Hace un par de semanas la muchacha que trabaja en una tienda de líchigo, como le dicen en esta ciudad arribista y excluyente, me preguntó si yo había ido a tierra caliente. Para los lectores de otros países, los colombianos le decimos tierra caliente a los parajes que están a menos de 1500 metros sobre el nivel del mar. En estas regiones parece que, en efecto, el calor emergiera de las entrañas de la tierra.
—Por supuesto, —respondí confundido por la pregunta.
—¿Cómo es? ¿Qué se siente?
Entonces me llegó el vago recuerdo de la primera vez que estuve en un lugar cálido. Quizás fue el primero de enero de 1985. O puede que el primero de enero de 1986. El caso es que fue un año nuevo en el que viajamos a una ciudad de piscinas y borrachos.
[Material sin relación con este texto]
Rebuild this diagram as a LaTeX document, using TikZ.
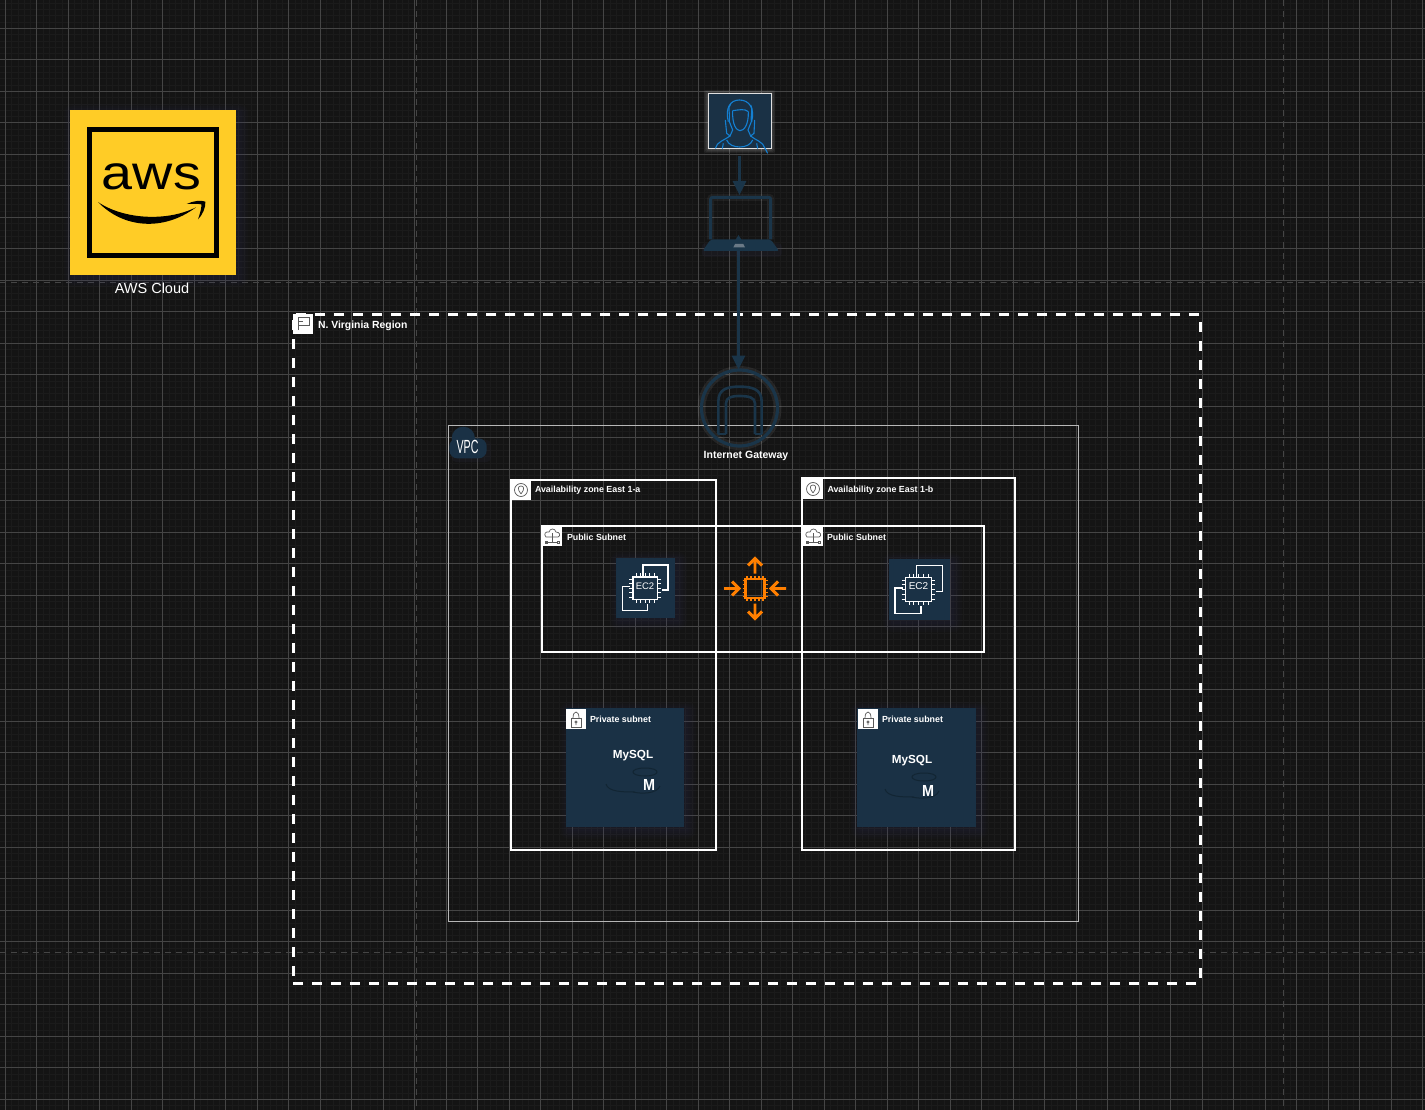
\documentclass[tikz,border=0pt]{standalone}
\usepackage{fontspec}
\setmainfont{Liberation Sans}
\usetikzlibrary{arrows.meta,calc}
\definecolor{bg}{HTML}{141414}
\definecolor{gridmaj}{HTML}{454545}
\definecolor{gridmin}{HTML}{1B1B1B}
\definecolor{navy}{HTML}{1A3145}
\definecolor{navyline}{HTML}{1A3549}
\definecolor{awsyellow}{HTML}{FFCC26}
\definecolor{person}{HTML}{1480D2}
\definecolor{orangeic}{HTML}{FF7F00}
\definecolor{iconline}{HTML}{5A5A5A}
\definecolor{halo}{HTML}{3A3A5C}
\newcommand{\haloat}[4]{% x1,y1,x2,y2 soft halo, offset down-right
  \foreach \hi in {1,3,5,7,9}{
    \fill[halo,opacity=.05,rounded corners=\hi pt]
      ($(#1+3-\hi,#2+3-\hi)$) rectangle ($(#3+3+\hi,#4+3+\hi)$);}}
\newcommand{\ecicon}[3]{% centre x, y, scale
  \begin{scope}[shift={(#1,#2)},scale=#3,line width=1.3pt,draw=white]
    \draw (-2,-11.5) -- (-2,-23) -- (23,-23) -- (23,2) -- (16.5,2);
    \draw (-15,-1.3) -- (-22.3,-1.3) -- (-22.3,22.7) -- (2.3,22.7) -- (2.3,16);
    \draw[fill=navy,line width=1.6pt] (-12.3,-11.3) rectangle (12.3,11.3);
    \foreach \pp in {-9,-4.5,0,4.5,9}{
      \draw[line width=.9pt] (\pp,-15) -- (\pp,-11.3) (\pp,11.3) -- (\pp,15)
        (-16,\pp) -- (-12.3,\pp) (12.3,\pp) -- (16,\pp);}
  \end{scope}}
\newcommand{\cyl}[2]{%
  \begin{scope}[shift={(#1,#2)},draw=navyline!70!black,line width=1pt]
    \draw (24,-23) .. controls (8,-23) and (8,-15) .. (24,-15) .. controls (40,-15) and (40,-23) .. (24,-23);
    \draw (-15,-7) .. controls (-13,1) and (2,1) .. (14,1);
    \draw (12,1) .. controls (20,3) and (36,3) .. (39,-5);
  \end{scope}}
\tikzset{
  x=1pt,y=-1pt,
  every node/.style={outer sep=0pt},
  box/.style={draw=white,line width=2pt,inner sep=0pt,anchor=north west},
  tag/.style={fill=white,draw=none,inner sep=0pt,minimum width=20pt,minimum height=20pt,anchor=north west},
  lbl/.style={text=white,font=\fontsize{8.85}{10}\selectfont\bfseries,anchor=west,inner sep=0pt},
  glyph/.style={draw=iconline,line width=.7pt},
  link/.style={draw=navyline,line width=3pt,-{Triangle[width=13pt,length=14pt]}},
  ghost/.style={draw=none,fill=none,inner sep=0pt},
  panel/.style={fill=navy,draw=none,inner sep=0pt,anchor=north west}
}
\begin{document}
\begin{tikzpicture}
\useasboundingbox (0,0) rectangle (1425,1110);
\fill[bg] (0,0) rectangle (1425,1110);
% grid
\foreach \i in {0,...,226}{
  \draw[gridmin,line width=.7pt] ({-1+6.3*\i},0) -- ({-1+6.3*\i},1110);}
\foreach \i in {0,...,177}{
  \draw[gridmin,line width=.7pt] (0,{3.1+6.3*\i}) -- (1425,{3.1+6.3*\i});}
\foreach \i in {0,...,45}{
  \draw[gridmaj,line width=.8pt] ({5.3+31.5*\i},0) -- ({5.3+31.5*\i},1110);}
\foreach \i in {-1,0,...,35}{
  \draw[gridmaj,line width=.8pt] (0,{28.3+31.5*\i}) -- (1425,{28.3+31.5*\i});}
% page breaks
\foreach \xx in {416,1283}{\draw[gridmaj,line width=1pt,dash pattern=on 6pt off 5pt] (\xx,0) -- (\xx,1110);}
\foreach \yy in {283,952}{\draw[gridmaj,line width=1pt,dash pattern=on 6pt off 5pt] (0,\yy) -- (1425,\yy);}

% AWS logo
\haloat{70}{110}{236}{275}
\node[fill=awsyellow,inner sep=0pt,minimum width=166pt,minimum height=165pt,anchor=north west] (logo) at (70,110) {};
\draw[black,line width=5.2pt] (89.5,129.5) rectangle (216.5,255.5);
\node[ghost,text=black,font=\fontsize{48}{48}\selectfont] (awsword) at (151.5,177) {\scalebox{1.16}[1]{aws}};
\begin{scope}[shift={(60,100)},scale=1/3]
  \fill[black] (114,306) .. controls (190,385) and (310,395) .. (408,322)
     .. controls (320,366) and (190,358) .. (114,306) -- cycle;
  \fill[black] (380,312) .. controls (400,302) and (425,300) .. (436,305) .. controls (438,320) and (428,345) .. (414,358)
     .. controls (420,340) and (425,325) .. (424,313) .. controls (412,311) and (396,311) .. (380,312) -- cycle;
\end{scope}
\node[text=white,font=\fontsize{14.5}{16}\selectfont,inner sep=0pt] (awscloud) at (152,288) {AWS Cloud};

% Region
\node[box,line width=3pt,dash pattern=on 10pt off 9pt,minimum width=907pt,minimum height=669pt] (region) at (293,314) {};
\node[tag] (regiontag) at (293,314) {};
\draw[glyph] (298,330) -- (298,317) -- (309,317) -- (309,325) -- (298,325) (298,321) -- (303,321);
\node[lbl,font=\fontsize{10.4}{12}\selectfont\bfseries] (regionlbl) at (318,325.5) {N. Virginia Region};

% VPC
\node[draw=white!72!black,line width=1pt,inner sep=0pt,minimum width=630pt,minimum height=496pt,anchor=north west] (vpc) at (448,425) {};
\begin{scope}[shift={(440,360)},scale=1/3]
  \fill[halo,opacity=.12,rounded corners=4pt] (36,240) rectangle (152,306);
  \fill[navy,rounded corners=8pt] (28,235) rectangle (140,295);
  \fill[navy] (70,235) circle (35);
\end{scope}
\node[ghost,text=white,font=\fontsize{19}{20}\selectfont] (vpclbl) at (467.5,447) {\scalebox{.56}[1]{VPC}};

% Private subnets
\haloat{566}{708}{684}{827}
\haloat{857}{708}{976}{827}
\node[panel,minimum width=118pt,minimum height=119pt] (privA) at (566,708) {};
\node[panel,minimum width=119pt,minimum height=119pt] (privB) at (857,708) {};
\cyl{621}{791}
\cyl{900}{796}

% AZ boxes
\node[box,minimum width=205pt,minimum height=370pt] (azA) at (511,480) {};
\node[box,minimum width=213pt,minimum height=372pt] (azB) at (802,478) {};
% Public subnets
\node[box,minimum width=260pt,minimum height=126pt] (pubA) at (542,526) {};
\node[box,minimum width=182pt,minimum height=126pt] (pubB) at (802,526) {};

% tags
\node[tag] (azAtag) at (511,480) {};
\draw[glyph] (521,490) circle (6.5);
\draw[glyph] (521,494) .. controls (517,489) and (518,486) .. (521,486) .. controls (524,486) and (525,489) .. (521,494);
\node[lbl] (azAlbl) at (535,490.5) {Availability zone East 1-a};
\node[tag] (azBtag) at (803,479) {};
\draw[glyph] (813,489) circle (6.5);
\draw[glyph] (813,493) .. controls (809,488) and (810,485) .. (813,485) .. controls (816,485) and (817,488) .. (813,493);
\node[lbl] (azBlbl) at (827.5,490.5) {Availability zone East 1-b};
\foreach \tx/\ty in {542/526,803/526}{
  \node[tag] at (\tx,\ty) {};
  \begin{scope}[shift={(\tx,\ty)}]
    \draw[glyph] (4,11) .. controls (1,8) and (4,5) .. (7,6) .. controls (8,2) and (13,2) .. (14,6) .. controls (18,6) and (19,10) .. (16,11) -- cycle;
    \draw[glyph] (10,7) -- (10,16) (4,16) -- (16,16);
    \draw[glyph] (3,15) rectangle (5,17) (15,15) rectangle (17,17);
  \end{scope}}
\node[lbl] (pubAlbl) at (567,537) {Public Subnet};
\node[lbl] (pubBlbl) at (827,537) {Public Subnet};
\foreach \tx in {566,858}{
  \node[tag] at (\tx,709) {};
  \begin{scope}[shift={(\tx,709)}]
    \draw[glyph] (5,9) rectangle (15,18);
    \draw[glyph] (7,9) .. controls (7,1) and (13,1) .. (13,9);
    \draw[glyph] (10,13) circle (1.2) (10,14) -- (10,16);
  \end{scope}}
\node[lbl] (privAlbl) at (590,719) {Private subnet};
\node[lbl] (privBlbl) at (882,719) {Private subnet};
\node[ghost,text=white,font=\fontsize{11.7}{14}\selectfont\bfseries] (mysqlA) at (633,756) {MySQL};
\node[ghost,text=white,font=\fontsize{11.7}{14}\selectfont\bfseries] (mysqlB) at (912,761) {MySQL};
\node[ghost,text=white,font=\fontsize{16}{18}\selectfont\bfseries] (mA) at (649,785) {\scalebox{.9}[1]{M}};
\node[ghost,text=white,font=\fontsize{16}{18}\selectfont\bfseries] (mB) at (928,790.5) {\scalebox{.9}[1]{M}};

% EC2
\haloat{616}{558}{675}{618}
\haloat{889}{559}{950}{620}
\node[panel,minimum width=59pt,minimum height=60pt] (ecA) at (616,558) {};
\node[panel,minimum width=61pt,minimum height=61pt] (ecB) at (889,559) {};
\ecicon{645}{588}{1}
\ecicon{918.5}{589.5}{1.05}
\node[ghost,text=white,font=\fontsize{9.5}{10}\selectfont] (ecAlbl) at (645,586) {EC2};
\node[ghost,text=white,font=\fontsize{10}{10}\selectfont] (ecBlbl) at (918.5,586) {EC2};

% Auto scaling
\begin{scope}[shift={(755,588.5)},draw=orangeic,line width=2.9pt]
  \draw (-9.5,-9.5) rectangle (9.5,9.5);
  \foreach \pp in {-8,-4,0,4,8}{
    \draw[line width=1.1pt] (\pp,-12.5) -- (\pp,-9.5) (\pp,9.5) -- (\pp,12.5)
      (-12.5,\pp) -- (-9.5,\pp) (9.5,\pp) -- (12.5,\pp);}
  \draw (0,-15) -- (0,-30) (-7,-23) -- (0,-30) -- (7,-23);
  \draw (0,15) -- (0,30) (-7,23) -- (0,30) -- (7,23);
  \draw (-31,0) -- (-16,0) (-23,-7) -- (-16,0) -- (-23,7);
  \draw (31,0) -- (16,0) (23,-7) -- (16,0) -- (23,7);
\end{scope}

% user
\foreach \hi in {1,2,3,4}{\fill[white,opacity=.06,rounded corners=2pt] (708-\hi,94-\hi) rectangle (771+\hi,149+\hi);}
\node[fill=navy,draw=white!88!black,line width=1pt,inner sep=0pt,minimum width=63pt,minimum height=55pt,anchor=north west] (user) at (708,94) {};
\begin{scope}[shift={(680,80)},scale=1/3,draw=person,line width=1.1pt]
  \draw (158,92) .. controls (156,135) and (170,152) .. (180,152) .. controls (192,152) and (206,135) .. (205,95);
  \draw (158,92) .. controls (175,90) and (195,85) .. (205,95);
  \draw (145,125) .. controls (135,85) and (150,60) .. (178,60) .. controls (208,60) and (225,85) .. (215,125);
  \draw (152,72) .. controls (142,85) and (150,90) .. (148,125) -- (158,150) -- (150,168) -- (140,160) -- (136,120);
  \draw (212,75) .. controls (220,90) and (212,95) .. (214,125) -- (204,150) -- (212,168) -- (222,160) -- (224,120);
  \draw (106,205) .. controls (110,185) and (135,180) .. (150,168);
  \draw (255,205) .. controls (250,185) and (225,180) .. (212,168) ;
  \draw (255,205) -- (263,220);
  \draw (140,180) .. controls (150,208) and (208,208) .. (218,180);
  \draw (130,190) -- (127,206) (230,190) -- (233,206);
\end{scope}

% laptop (body drawn under connectors' heads)
\node[ghost,minimum width=76pt,minimum height=54pt,anchor=north west] (laptop) at (703,197) {};
\coordinate (laptopTop) at (739.5,195);
\coordinate (laptopIn) at (738.5,235);
\coordinate (userOut) at (739.5,156);
\draw[link] (userOut) -- (laptopTop);

% gateway
\node[ghost,minimum size=77pt,circle] (igw) at (739.5,408) {};
\draw[white,opacity=.07,line width=8pt] (igw) circle (38);
\draw[navyline,line width=3.2pt] (igw) circle (38);
\begin{scope}[shift={(440,360)},scale=1/3,draw=navyline,line width=2.6pt]
  \draw (835,222) -- (835,125) .. controls (835,88) and (860,80) .. (898,80) .. controls (938,80) and (965,88) .. (965,125) -- (965,222);
  \draw (858,222) -- (858,130) .. controls (858,112) and (875,108) .. (898,108) .. controls (925,108) and (945,112) .. (945,130) -- (945,222);
  \draw (835,222) -- (858,222) (945,222) -- (965,222);
\end{scope}
\node[ghost,text=white,font=\fontsize{10.5}{12}\selectfont\bfseries] (igwlbl) at (746,456) {Internet Gateway};

\draw[draw=navyline,line width=2.6pt,{Triangle[width=7pt,length=6pt]}-{Triangle[width=13pt,length=14pt]}] (laptopIn) -- (738.5,369.5);

\begin{scope}[shift={(680,80)},scale=1/3]
  \fill[halo,opacity=.15,rounded corners=3pt] (66,490) rectangle (305,530);
  \draw[white,opacity=.05,line width=7pt,rounded corners=2pt] (92,478) -- (92,352) -- (272,352) -- (272,478);
  \draw[navyline,line width=3pt,rounded corners=2pt] (92,478) -- (92,352) -- (272,352) -- (272,478);
  \fill[navyline,rounded corners=2pt] (92,478) -- (272,478) -- (297,513) -- (68,513) -- cycle;
  \fill[white!35!navy] (160,502) -- (165,492) -- (190,492) -- (195,502) -- cycle;
\end{scope}
\end{tikzpicture}
\end{document}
Aquel día, cuando me bajé del carro, sentí el golpe de la brisa. Pero no era una brisa fría, como la de Bogotá, sino densa, caliente, sofocante.
—El viento es igual al que sale de un secador de cabello, —respondí.
—¿Así de caliente?
—Y hasta más. En Barranquilla el calor es insoportable.
Sus ojos se iluminaron.
—¿Conoce el mar?
El mar lo conocí un viernes santo la bahía de Santa Marta. El viaje, sin embargo, no lo hice para contemplar el mar, sino para encontrarme con una novia que conocí en un chat room. Para poder verla, tuve que tomar un bus que tardó veinte horas en llegar a Barranquilla. Al siguiente día, como habíamos planeado en las largas sesiones de chat, fuimos a Santa Marta.
El mar me esperaba en la bahía. Azul, encrespado, sigiloso. Lo miré a lo lejos, con desconfianza, y seguí de largo. Aguardé que se fuera el día y las personas.
En la noche salimos a caminar por la playa. Después entré en el mar con la misma ternura con la que se entra a una mujer. No recuerdo la temperatura, el olor ni el sabor. Sólo quedó en mi memoria el rumor del agua lamiendo la arena.
—Sí, lo conozco, —le respondí.
—¿Cómo es?
—Es como una mujer enamorada: dulce y peligroso. Arrulla al que lo conoce por primera vez. Acaricia lento, apacible, como si tuviera la eternidad para enamorar.
Callamos. Los dos sabíamos que no había nada que agregar. Salí de la tienda dejándola con una sonrisa aferrada a los labios.